The basic setup is that for each example and iteration, I need to load around 100 images and iterate over all pixels. The images are each of size around 150x200 pixels. A typical full run of the full algorithm does around twenty iterations on a couple hundred examples (say 200). To produce the results I need, it will take 20 or 30 full runs. I can parallelize a lot, but I figured it was worth taking a pass optimizing my input/output code a bit first.
My initial implementation used the CImg library to load the images. It is a simple loop, iterating over filenames, loading the images, then iterating over the pixels to construct the model. For a single example, it takes about 6.7 seconds: 2.2 seconds to load the 100 images, and 4.5 seconds to iterate over them and construct the model. For a full run, that amounts to roughly 20 * 200 * 6.7 = 26800 seconds, or 7.4 hours. In reality, I usually split the work over 4 cores, so I can get results in ~2 hours.

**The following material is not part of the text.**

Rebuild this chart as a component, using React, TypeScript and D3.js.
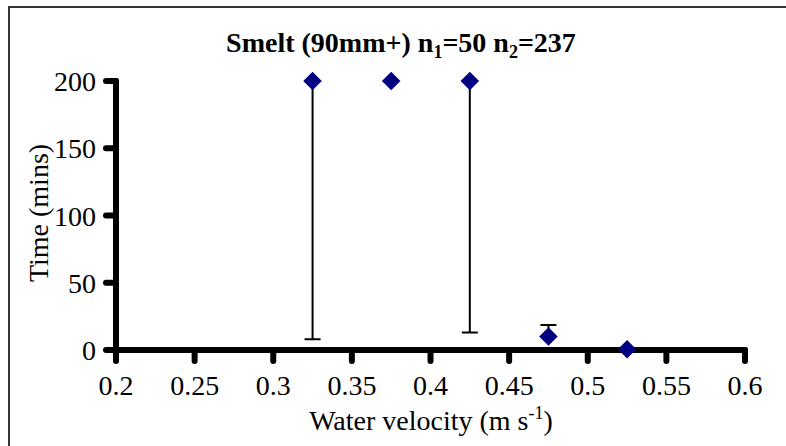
import React from "react";
import * as d3 from "d3";

const velocities = [0.325, 0.375, 0.425, 0.475, 0.525];
const times = [200, 200, 200, 10, 0.5];
const errMinus = [192, 0, 187, 0, 0];
const errPlus = [0, 0, 0, 8.6, 0];
const xTicks = [0.2, 0.25, 0.3, 0.35, 0.4, 0.45, 0.5, 0.55, 0.6];
const yTicks = [0, 50, 100, 150, 200];

const W = 786;
const H = 446;
const FONT = "'Liberation Serif', 'Times New Roman', serif";

export default function App() {
  const x = d3.scaleLinear().domain([0.2, 0.6]).range([116, 745]);
  const y = d3.scaleLinear().domain([0, 200]).range([350, 81]);
  const diamond = d3.symbol().type(d3.symbolDiamond2).size(220)();
  const navy = "#000080";

  return (
    <svg
      width={W}
      height={H}
      style={{ position: "absolute", left: 0, top: 0, background: "#fff" }}
      fontFamily={FONT}
    >
      <rect x={9} y={7} width={900} height={600} fill="none" stroke="#333" strokeWidth={2} />

      <text x={401} y={52} textAnchor="middle" fontSize={28} fontWeight="bold">
        Smelt (90mm+) n
        <tspan fontSize={18} dy={6}>1</tspan>
        <tspan dy={-6}>=50 n</tspan>
        <tspan fontSize={18} dy={6}>2</tspan>
        <tspan dy={-6}>=237</tspan>
      </text>

      {/* error bars */}
      {velocities.map((v, i) => {
        const bars = [];
        if (errMinus[i] > 0) {
          const y2 = y(times[i] - errMinus[i]);
          bars.push(
            <g key={"m" + i} stroke="#000" strokeWidth={2}>
              <line x1={x(v)} x2={x(v)} y1={y(times[i])} y2={y2} />
              <line x1={x(v) - 8} x2={x(v) + 8} y1={y2} y2={y2} />
            </g>
          );
        }
        if (errPlus[i] > 0) {
          const y2 = y(times[i] + errPlus[i]);
          bars.push(
            <g key={"p" + i} stroke="#000" strokeWidth={2}>
              <line x1={x(v)} x2={x(v)} y1={y(times[i])} y2={y2} />
              <line x1={x(v) - 8} x2={x(v) + 8} y1={y2} y2={y2} />
            </g>
          );
        }
        return bars;
      })}

      {/* axes */}
      <g stroke="#000" strokeWidth={6} strokeLinecap="round">
        <line x1={x(0.2)} x2={x(0.2)} y1={y(200)} y2={y(0)} />
        <line x1={x(0.2)} x2={x(0.6)} y1={y(0)} y2={y(0)} />
        {yTicks.map((t) => (
          <line key={"yt" + t} x1={x(0.2) - 10} x2={x(0.2)} y1={y(t)} y2={y(t)} />
        ))}
        {xTicks.map((t) => (
          <line key={"xt" + t} x1={x(t)} x2={x(t)} y1={y(0)} y2={y(0) + 11} />
        ))}
      </g>

      {yTicks.map((t) => (
        <text key={"yl" + t} x={96} y={y(t) + 10} textAnchor="end" fontSize={28}>
          {t}
        </text>
      ))}
      {xTicks.map((t) => (
        <text key={"xl" + t} x={x(t)} y={395} textAnchor="middle" fontSize={28}>
          {String(t)}
        </text>
      ))}

      {/* points */}
      {velocities.map((v, i) => (
        <path key={"pt" + i} d={diamond || ""} transform={`translate(${x(v)},${y(times[i])})`} fill={navy} />
      ))}

      <text x={431} y={430} textAnchor="middle" fontSize={28}>
        Water velocity (m s
        <tspan fontSize={18} dy={-11}>-1</tspan>
        <tspan dy={11}>)</tspan>
      </text>
      <text
        transform={`translate(48,213) rotate(-90)`}
        textAnchor="middle"
        fontSize={28}
      >
        Time (mins)
      </text>
    </svg>
  );
}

The new version I am playing around with uses Google Protocol Buffers instead. Instead of loading each of the images separately, I write all of the pixel values of the 100 images into a protocol buffer, then load the single file instead of the 100 separate ones. For a single example, this cuts the time down to about 2.3 seconds: .3 seconds to load the data, and 2.0 seconds to iterate over the values and construct the model. It's not earth shattering, but it's still a nice speedup, cutting the input/output component of time for a full run down to about 9200 seconds, or 2.6 hours (2.6/7.4 = 35%).